I will need extra strength. I go online and order to be Fedexed to my motel a round of that most noble of cheeses—Kasseri. It is a best-kept secret, and it is the future of the Church. As a boy, I ate it in the battlefields of Athens, and I became a man.
July 5
Tillamook still closed. I grow more suspicious. From a nearby grocer, I buy some feta cheese in protest. My fingers are moist and milky.
July 6
I sneak up just before the visitor center opens. Nothing. I check if it's Sunday. Or Saturday. No. I discover it's the middle of the week. But the parking lot is full of buses. I walk off, as if disappointed and cross the road, and I hide in a grass crevice beside the highway.

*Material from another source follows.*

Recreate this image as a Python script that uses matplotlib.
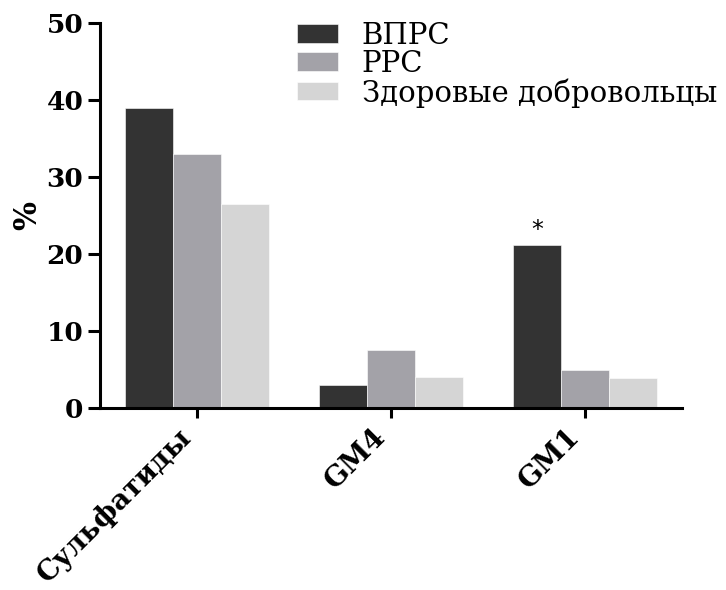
import numpy as np
import matplotlib
matplotlib.use('Agg')
import matplotlib.pyplot as plt

# share of patients with antibodies, %
groups = ['Сульфатиды', 'GM4', 'GM1']
series = ['ВПРС', 'РРС', 'Здоровые добровольцы']
vprs    = [39.0, 3.0, 21.2]
rrs     = [33.0, 7.5, 4.9]
healthy = [26.5, 4.0, 3.9]
colors  = ['#333333', '#a3a2a8', '#d5d5d5']

plt.rcParams['font.family'] = ['DejaVu Serif']

fig = plt.figure(figsize=(7.26, 5.9), dpi=100)
ax = fig.add_axes([100/726, 182/590, 582/726, 385/590])

x = np.arange(len(groups))
w = 0.248
for i, (vals, name, c) in enumerate(zip([vprs, rrs, healthy], series, colors)):
    ax.bar(x + (i - 1)*w, vals, width=w, color=c, label=name,
           edgecolor='white', linewidth=0.4)

# significance mark above GM1 / ВПРС
ax.annotate('*', xy=(x[2] - w, vprs[2]), xytext=(0, 2), textcoords='offset points',
            ha='center', va='bottom', fontsize=17, family='DejaVu Sans')

ax.set_xlim(-0.5, 2.5)
ax.set_ylim(0, 50)
ax.set_yticks([0, 10, 20, 30, 40, 50])
ax.set_xticks(x)
ax.set_xticklabels(groups, rotation=45, ha='right', fontweight='bold', fontsize=20)
for lab in ax.get_yticklabels():
    lab.set_fontweight('bold')
    lab.set_fontsize(19)

for s in ['top', 'right']:
    ax.spines[s].set_visible(False)
for s in ['left', 'bottom']:
    ax.spines[s].set_linewidth(2.2)
ax.tick_params(axis='y', length=9, width=2.2, pad=3)
ax.tick_params(axis='x', length=7, width=2.2, pad=4)

ax.set_ylabel('%', fontsize=22, fontweight='bold')
ax.yaxis.set_label_coords(-0.097, 0.5)

leg = ax.legend(loc='upper left', bbox_to_anchor=(297/726, 1 - 22/590),
                bbox_transform=fig.transFigure, frameon=False, fontsize=21,
                borderpad=0, borderaxespad=0, handlelength=1.4, handleheight=0.6,
                handletextpad=0.82, labelspacing=0.0)

fig.savefig('out.png', dpi=100)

After five minutes, I see Tillamook guards patrolling the parking lot, a fearsome sight. They seem to be looking for something. When they think it's clear, I spy them leading small clusters of cowering tourists to the doors of the visitor center. The doors are unlocked from within.
After an hour of watching secret cheese-tourist trafficking, I realize I have smashed my feta in the grass. I can sense my grandmother cursing me. But I have to rise. I run toward the cheese guards, and they quickly confront me, hands held upright. One calls me by my name, but he speaks in that strange Oregonian accent. Another shouts that cheese is an accident. They don't want my kind around here, they say. I tell them they can't hide the truth forever. I shout "CheeseWhiz is cheese!" and I sprint away. They pick up stones but don't throw them. I slip away like a jaguar.
July 7
This is the day. This might be my last entry. I must break through the cheese guards and expose the mysteries within Tillamook's sacred halls.
My Kasseri arrived late yesterday afternoon, and I feast only on it. I am glad to die with Kasseri. And yet I do not know its meaning. I stare at a slice, and it holds its secret within its creamy saltiness, its firm, hard texture aged for six months. Its curd has been hand stretched and kneaded, like me.
For my devotions, I read about King David and his cheese. I bet some was Kasseri. David goes off on his journey that will bring him face to face with Goliath, the Hebrew word for Tillamook, and David's father makes him take cheese, of course: "Carry these ten cheeses to the captain of their thousand, and see how your brothers fare, and bring back news of them" (1 Samuel 17:18).
Then it hits me for the first time. Cheese, David, Goliath, testing, trial, maturity, perseverance, conquest, feast. Perhaps cheese is an expression of, of—of penance.
I write, "I stand," in this journal and then I stand, ready to meet my Goliath. I unlatch and open my motel door then I return this journal to my pillow. I hope the cleaning lady doesn't take it. When I stop writing, I will march out the door. There.